> [DATA EXTRACT]
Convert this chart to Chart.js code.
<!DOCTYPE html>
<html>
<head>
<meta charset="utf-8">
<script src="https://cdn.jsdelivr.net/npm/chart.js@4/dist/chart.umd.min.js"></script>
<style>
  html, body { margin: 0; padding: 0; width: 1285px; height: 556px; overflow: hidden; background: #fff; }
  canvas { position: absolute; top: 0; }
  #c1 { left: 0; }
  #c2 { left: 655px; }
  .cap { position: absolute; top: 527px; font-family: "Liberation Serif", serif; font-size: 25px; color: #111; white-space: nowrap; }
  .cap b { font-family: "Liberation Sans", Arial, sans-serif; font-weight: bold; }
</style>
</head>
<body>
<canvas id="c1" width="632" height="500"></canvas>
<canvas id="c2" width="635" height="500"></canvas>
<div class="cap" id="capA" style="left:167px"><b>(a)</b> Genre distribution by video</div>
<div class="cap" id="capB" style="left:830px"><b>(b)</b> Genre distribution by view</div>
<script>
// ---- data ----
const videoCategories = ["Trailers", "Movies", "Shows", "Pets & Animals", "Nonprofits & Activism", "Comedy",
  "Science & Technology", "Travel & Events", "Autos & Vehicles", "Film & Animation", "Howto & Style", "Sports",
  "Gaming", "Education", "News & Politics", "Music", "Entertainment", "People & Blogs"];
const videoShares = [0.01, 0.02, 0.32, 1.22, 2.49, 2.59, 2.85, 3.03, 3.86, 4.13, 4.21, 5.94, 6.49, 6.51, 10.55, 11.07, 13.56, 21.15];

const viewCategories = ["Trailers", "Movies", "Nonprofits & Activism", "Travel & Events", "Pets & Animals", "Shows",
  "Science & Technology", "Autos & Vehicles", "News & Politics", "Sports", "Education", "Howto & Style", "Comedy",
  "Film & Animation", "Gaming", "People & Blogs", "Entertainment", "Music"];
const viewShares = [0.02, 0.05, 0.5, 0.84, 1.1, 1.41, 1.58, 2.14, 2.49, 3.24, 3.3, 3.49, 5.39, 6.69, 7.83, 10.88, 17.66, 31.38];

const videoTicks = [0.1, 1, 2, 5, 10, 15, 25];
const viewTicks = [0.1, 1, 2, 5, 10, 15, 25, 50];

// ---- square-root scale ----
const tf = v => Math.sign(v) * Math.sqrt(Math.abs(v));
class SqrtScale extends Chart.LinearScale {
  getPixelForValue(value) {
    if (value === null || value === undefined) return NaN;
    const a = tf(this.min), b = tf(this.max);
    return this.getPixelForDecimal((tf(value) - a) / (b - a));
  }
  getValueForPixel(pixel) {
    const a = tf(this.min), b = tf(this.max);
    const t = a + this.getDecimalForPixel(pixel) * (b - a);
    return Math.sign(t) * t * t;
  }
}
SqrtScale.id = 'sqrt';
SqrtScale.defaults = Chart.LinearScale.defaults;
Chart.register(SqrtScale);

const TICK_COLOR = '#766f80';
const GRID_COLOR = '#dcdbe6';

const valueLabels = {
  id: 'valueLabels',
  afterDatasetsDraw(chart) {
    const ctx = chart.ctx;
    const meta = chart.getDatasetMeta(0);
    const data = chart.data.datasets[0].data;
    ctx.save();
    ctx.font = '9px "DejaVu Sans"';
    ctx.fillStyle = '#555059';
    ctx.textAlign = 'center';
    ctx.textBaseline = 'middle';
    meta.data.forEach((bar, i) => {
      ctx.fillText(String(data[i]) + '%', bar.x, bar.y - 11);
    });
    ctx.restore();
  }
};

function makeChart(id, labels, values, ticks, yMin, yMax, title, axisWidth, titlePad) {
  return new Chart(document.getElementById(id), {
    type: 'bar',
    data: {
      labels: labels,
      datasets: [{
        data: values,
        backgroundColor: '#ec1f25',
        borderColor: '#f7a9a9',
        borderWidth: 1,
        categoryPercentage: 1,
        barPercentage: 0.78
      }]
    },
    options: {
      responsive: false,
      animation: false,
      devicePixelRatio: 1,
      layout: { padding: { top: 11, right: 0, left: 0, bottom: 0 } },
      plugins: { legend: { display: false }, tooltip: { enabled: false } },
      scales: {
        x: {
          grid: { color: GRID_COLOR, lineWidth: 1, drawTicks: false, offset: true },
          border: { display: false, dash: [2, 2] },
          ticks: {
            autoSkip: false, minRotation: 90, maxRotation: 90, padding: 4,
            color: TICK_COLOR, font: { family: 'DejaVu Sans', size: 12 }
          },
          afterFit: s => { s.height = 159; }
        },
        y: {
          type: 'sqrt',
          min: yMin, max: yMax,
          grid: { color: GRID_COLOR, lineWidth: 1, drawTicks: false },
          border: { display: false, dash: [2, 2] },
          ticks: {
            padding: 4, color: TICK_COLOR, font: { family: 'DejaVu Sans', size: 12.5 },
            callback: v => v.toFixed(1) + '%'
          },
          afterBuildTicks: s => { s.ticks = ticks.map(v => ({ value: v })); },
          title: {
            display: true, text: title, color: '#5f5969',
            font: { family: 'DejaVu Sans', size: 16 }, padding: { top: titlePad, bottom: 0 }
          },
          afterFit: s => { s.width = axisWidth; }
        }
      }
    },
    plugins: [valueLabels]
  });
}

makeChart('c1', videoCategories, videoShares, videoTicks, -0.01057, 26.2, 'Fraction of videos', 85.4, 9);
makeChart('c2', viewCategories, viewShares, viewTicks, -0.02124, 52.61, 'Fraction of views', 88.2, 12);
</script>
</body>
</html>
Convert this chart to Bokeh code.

> [PROBLEM TO SOLVE] Output all of the material, please, exactly as it stands.

> [COMPLETE OUTPUT]
Convert this chart to Chart.js code.
<!DOCTYPE html>
<html>
<head>
<meta charset="utf-8">
<script src="https://cdn.jsdelivr.net/npm/chart.js@4/dist/chart.umd.min.js"></script>
<style>
  html, body { margin: 0; padding: 0; width: 1285px; height: 556px; overflow: hidden; background: #fff; }
  canvas { position: absolute; top: 0; }
  #c1 { left: 0; }
  #c2 { left: 655px; }
  .cap { position: absolute; top: 527px; font-family: "Liberation Serif", serif; font-size: 25px; color: #111; white-space: nowrap; }
  .cap b { font-family: "Liberation Sans", Arial, sans-serif; font-weight: bold; }
</style>
</head>
<body>
<canvas id="c1" width="632" height="500"></canvas>
<canvas id="c2" width="635" height="500"></canvas>
<div class="cap" id="capA" style="left:167px"><b>(a)</b> Genre distribution by video</div>
<div class="cap" id="capB" style="left:830px"><b>(b)</b> Genre distribution by view</div>
<script>
// ---- data ----
const videoCategories = ["Trailers", "Movies", "Shows", "Pets & Animals", "Nonprofits & Activism", "Comedy",
  "Science & Technology", "Travel & Events", "Autos & Vehicles", "Film & Animation", "Howto & Style", "Sports",
  "Gaming", "Education", "News & Politics", "Music", "Entertainment", "People & Blogs"];
const videoShares = [0.01, 0.02, 0.32, 1.22, 2.49, 2.59, 2.85, 3.03, 3.86, 4.13, 4.21, 5.94, 6.49, 6.51, 10.55, 11.07, 13.56, 21.15];

const viewCategories = ["Trailers", "Movies", "Nonprofits & Activism", "Travel & Events", "Pets & Animals", "Shows",
  "Science & Technology", "Autos & Vehicles", "News & Politics", "Sports", "Education", "Howto & Style", "Comedy",
  "Film & Animation", "Gaming", "People & Blogs", "Entertainment", "Music"];
const viewShares = [0.02, 0.05, 0.5, 0.84, 1.1, 1.41, 1.58, 2.14, 2.49, 3.24, 3.3, 3.49, 5.39, 6.69, 7.83, 10.88, 17.66, 31.38];

const videoTicks = [0.1, 1, 2, 5, 10, 15, 25];
const viewTicks = [0.1, 1, 2, 5, 10, 15, 25, 50];

// ---- square-root scale ----
const tf = v => Math.sign(v) * Math.sqrt(Math.abs(v));
class SqrtScale extends Chart.LinearScale {
  getPixelForValue(value) {
    if (value === null || value === undefined) return NaN;
    const a = tf(this.min), b = tf(this.max);
    return this.getPixelForDecimal((tf(value) - a) / (b - a));
  }
  getValueForPixel(pixel) {
    const a = tf(this.min), b = tf(this.max);
    const t = a + this.getDecimalForPixel(pixel) * (b - a);
    return Math.sign(t) * t * t;
  }
}
SqrtScale.id = 'sqrt';
SqrtScale.defaults = Chart.LinearScale.defaults;
Chart.register(SqrtScale);

const TICK_COLOR = '#766f80';
const GRID_COLOR = '#dcdbe6';

const valueLabels = {
  id: 'valueLabels',
  afterDatasetsDraw(chart) {
    const ctx = chart.ctx;
    const meta = chart.getDatasetMeta(0);
    const data = chart.data.datasets[0].data;
    ctx.save();
    ctx.font = '9px "DejaVu Sans"';
    ctx.fillStyle = '#555059';
    ctx.textAlign = 'center';
    ctx.textBaseline = 'middle';
    meta.data.forEach((bar, i) => {
      ctx.fillText(String(data[i]) + '%', bar.x, bar.y - 11);
    });
    ctx.restore();
  }
};

function makeChart(id, labels, values, ticks, yMin, yMax, title, axisWidth, titlePad) {
  return new Chart(document.getElementById(id), {
    type: 'bar',
    data: {
      labels: labels,
      datasets: [{
        data: values,
        backgroundColor: '#ec1f25',
        borderColor: '#f7a9a9',
        borderWidth: 1,
        categoryPercentage: 1,
        barPercentage: 0.78
      }]
    },
    options: {
      responsive: false,
      animation: false,
      devicePixelRatio: 1,
      layout: { padding: { top: 11, right: 0, left: 0, bottom: 0 } },
      plugins: { legend: { display: false }, tooltip: { enabled: false } },
      scales: {
        x: {
          grid: { color: GRID_COLOR, lineWidth: 1, drawTicks: false, offset: true },
          border: { display: false, dash: [2, 2] },
          ticks: {
            autoSkip: false, minRotation: 90, maxRotation: 90, padding: 4,
            color: TICK_COLOR, font: { family: 'DejaVu Sans', size: 12 }
          },
          afterFit: s => { s.height = 159; }
        },
        y: {
          type: 'sqrt',
          min: yMin, max: yMax,
          grid: { color: GRID_COLOR, lineWidth: 1, drawTicks: false },
          border: { display: false, dash: [2, 2] },
          ticks: {
            padding: 4, color: TICK_COLOR, font: { family: 'DejaVu Sans', size: 12.5 },
            callback: v => v.toFixed(1) + '%'
          },
          afterBuildTicks: s => { s.ticks = ticks.map(v => ({ value: v })); },
          title: {
            display: true, text: title, color: '#5f5969',
            font: { family: 'DejaVu Sans', size: 16 }, padding: { top: titlePad, bottom: 0 }
          },
          afterFit: s => { s.width = axisWidth; }
        }
      }
    },
    plugins: [valueLabels]
  });
}

makeChart('c1', videoCategories, videoShares, videoTicks, -0.01057, 26.2, 'Fraction of videos', 85.4, 9);
makeChart('c2', viewCategories, viewShares, viewTicks, -0.02124, 52.61, 'Fraction of views', 88.2, 12);
</script>
</body>
</html>
Convert this chart to Bokeh code.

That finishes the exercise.